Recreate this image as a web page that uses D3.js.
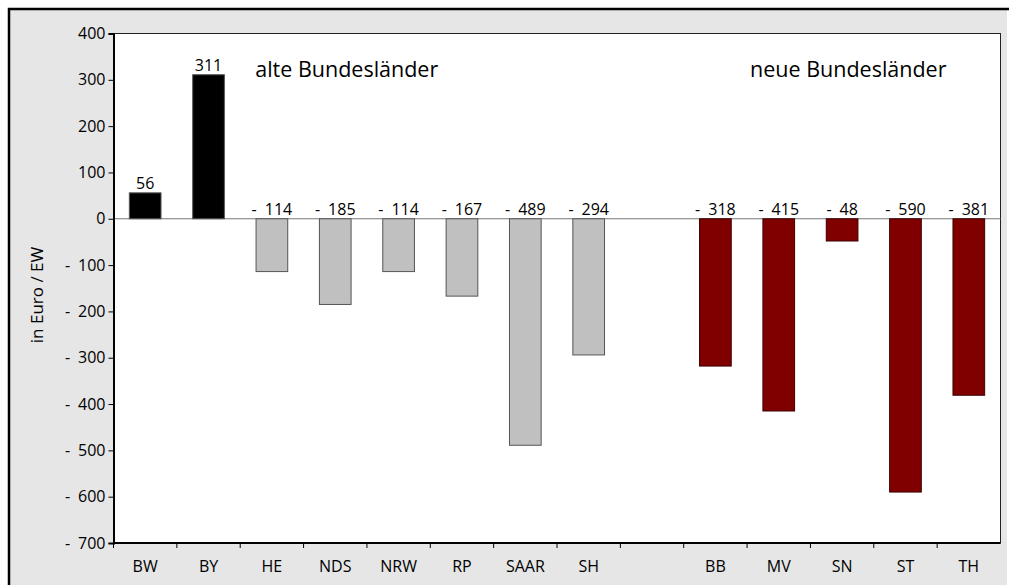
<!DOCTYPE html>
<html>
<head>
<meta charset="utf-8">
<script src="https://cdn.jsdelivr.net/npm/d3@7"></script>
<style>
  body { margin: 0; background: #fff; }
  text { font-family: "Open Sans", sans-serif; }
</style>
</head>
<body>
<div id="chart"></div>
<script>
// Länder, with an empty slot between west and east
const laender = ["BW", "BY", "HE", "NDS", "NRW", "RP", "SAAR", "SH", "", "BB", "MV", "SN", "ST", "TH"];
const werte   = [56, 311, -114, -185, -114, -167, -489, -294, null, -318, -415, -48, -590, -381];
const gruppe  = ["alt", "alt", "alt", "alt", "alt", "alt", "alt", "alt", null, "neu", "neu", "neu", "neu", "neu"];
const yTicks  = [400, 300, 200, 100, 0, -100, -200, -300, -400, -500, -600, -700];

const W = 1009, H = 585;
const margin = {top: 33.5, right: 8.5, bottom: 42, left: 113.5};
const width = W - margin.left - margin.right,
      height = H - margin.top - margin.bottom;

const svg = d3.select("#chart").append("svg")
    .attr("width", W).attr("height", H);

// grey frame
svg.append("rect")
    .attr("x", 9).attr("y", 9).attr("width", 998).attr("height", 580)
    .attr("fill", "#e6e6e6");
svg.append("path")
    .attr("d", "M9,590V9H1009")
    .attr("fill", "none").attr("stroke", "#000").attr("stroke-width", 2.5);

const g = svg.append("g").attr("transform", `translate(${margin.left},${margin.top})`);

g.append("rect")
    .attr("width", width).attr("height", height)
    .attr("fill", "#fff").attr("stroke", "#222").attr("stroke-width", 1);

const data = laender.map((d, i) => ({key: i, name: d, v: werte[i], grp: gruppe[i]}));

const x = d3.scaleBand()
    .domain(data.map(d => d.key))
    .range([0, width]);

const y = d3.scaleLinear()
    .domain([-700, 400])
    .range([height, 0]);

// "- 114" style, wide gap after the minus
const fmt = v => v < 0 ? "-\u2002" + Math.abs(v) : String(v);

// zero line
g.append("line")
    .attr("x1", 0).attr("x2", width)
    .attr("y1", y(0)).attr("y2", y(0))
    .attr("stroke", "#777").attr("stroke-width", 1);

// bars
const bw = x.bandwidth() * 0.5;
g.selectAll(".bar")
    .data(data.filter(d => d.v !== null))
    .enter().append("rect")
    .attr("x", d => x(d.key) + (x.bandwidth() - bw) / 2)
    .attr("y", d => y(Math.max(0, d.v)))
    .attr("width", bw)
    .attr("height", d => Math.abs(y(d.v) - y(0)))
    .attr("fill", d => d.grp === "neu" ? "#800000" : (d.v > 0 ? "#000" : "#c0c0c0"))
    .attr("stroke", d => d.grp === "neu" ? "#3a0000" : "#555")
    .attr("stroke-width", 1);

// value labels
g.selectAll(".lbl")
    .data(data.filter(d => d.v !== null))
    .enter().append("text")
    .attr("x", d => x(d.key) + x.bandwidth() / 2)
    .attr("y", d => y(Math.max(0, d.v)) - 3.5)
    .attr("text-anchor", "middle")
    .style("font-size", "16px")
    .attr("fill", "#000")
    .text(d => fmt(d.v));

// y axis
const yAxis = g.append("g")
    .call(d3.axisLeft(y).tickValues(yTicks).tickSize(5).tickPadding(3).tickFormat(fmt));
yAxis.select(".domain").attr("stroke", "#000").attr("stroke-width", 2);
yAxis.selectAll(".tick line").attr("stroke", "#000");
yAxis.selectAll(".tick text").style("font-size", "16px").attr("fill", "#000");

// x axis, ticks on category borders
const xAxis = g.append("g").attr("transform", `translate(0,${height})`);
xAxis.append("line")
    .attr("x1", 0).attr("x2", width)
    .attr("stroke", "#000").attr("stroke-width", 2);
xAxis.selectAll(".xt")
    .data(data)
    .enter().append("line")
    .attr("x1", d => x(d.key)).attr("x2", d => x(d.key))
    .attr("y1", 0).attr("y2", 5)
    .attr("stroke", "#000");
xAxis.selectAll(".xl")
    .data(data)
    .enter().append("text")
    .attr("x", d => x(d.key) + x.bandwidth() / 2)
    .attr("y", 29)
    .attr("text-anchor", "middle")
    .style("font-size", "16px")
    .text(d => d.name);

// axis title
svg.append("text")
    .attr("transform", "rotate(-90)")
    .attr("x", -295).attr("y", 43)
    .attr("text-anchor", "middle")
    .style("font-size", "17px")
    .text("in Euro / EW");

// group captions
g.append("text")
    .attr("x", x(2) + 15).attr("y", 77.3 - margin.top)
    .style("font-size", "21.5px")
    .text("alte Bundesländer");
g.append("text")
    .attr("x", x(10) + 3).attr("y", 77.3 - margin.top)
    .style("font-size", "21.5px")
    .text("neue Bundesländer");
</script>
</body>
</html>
•••
[GIVEN INSTRUCTION] With all pictures left out, please transcribe exactly the lines from the start of the material through the line with "const data = laender.map((d, i)".

[TASK RESPONSE]
Recreate this image as a web page that uses D3.js.
<!DOCTYPE html>
<html>
<head>
<meta charset="utf-8">
<script src="https://cdn.jsdelivr.net/npm/d3@7"></script>
<style>
  body { margin: 0; background: #fff; }
  text { font-family: "Open Sans", sans-serif; }
</style>
</head>
<body>
<div id="chart"></div>
<script>
// Länder, with an empty slot between west and east
const laender = ["BW", "BY", "HE", "NDS", "NRW", "RP", "SAAR", "SH", "", "BB", "MV", "SN", "ST", "TH"];
const werte   = [56, 311, -114, -185, -114, -167, -489, -294, null, -318, -415, -48, -590, -381];
const gruppe  = ["alt", "alt", "alt", "alt", "alt", "alt", "alt", "alt", null, "neu", "neu", "neu", "neu", "neu"];
const yTicks  = [400, 300, 200, 100, 0, -100, -200, -300, -400, -500, -600, -700];

const W = 1009, H = 585;
const margin = {top: 33.5, right: 8.5, bottom: 42, left: 113.5};
const width = W - margin.left - margin.right,
      height = H - margin.top - margin.bottom;

const svg = d3.select("#chart").append("svg")
    .attr("width", W).attr("height", H);

// grey frame
svg.append("rect")
    .attr("x", 9).attr("y", 9).attr("width", 998).attr("height", 580)
    .attr("fill", "#e6e6e6");
svg.append("path")
    .attr("d", "M9,590V9H1009")
    .attr("fill", "none").attr("stroke", "#000").attr("stroke-width", 2.5);

const g = svg.append("g").attr("transform", `translate(${margin.left},${margin.top})`);

g.append("rect")
    .attr("width", width).attr("height", height)
    .attr("fill", "#fff").attr("stroke", "#222").attr("stroke-width", 1);

const data = laender.map((d, i) => ({key: i, name: d, v: werte[i], grp: gruppe[i]}));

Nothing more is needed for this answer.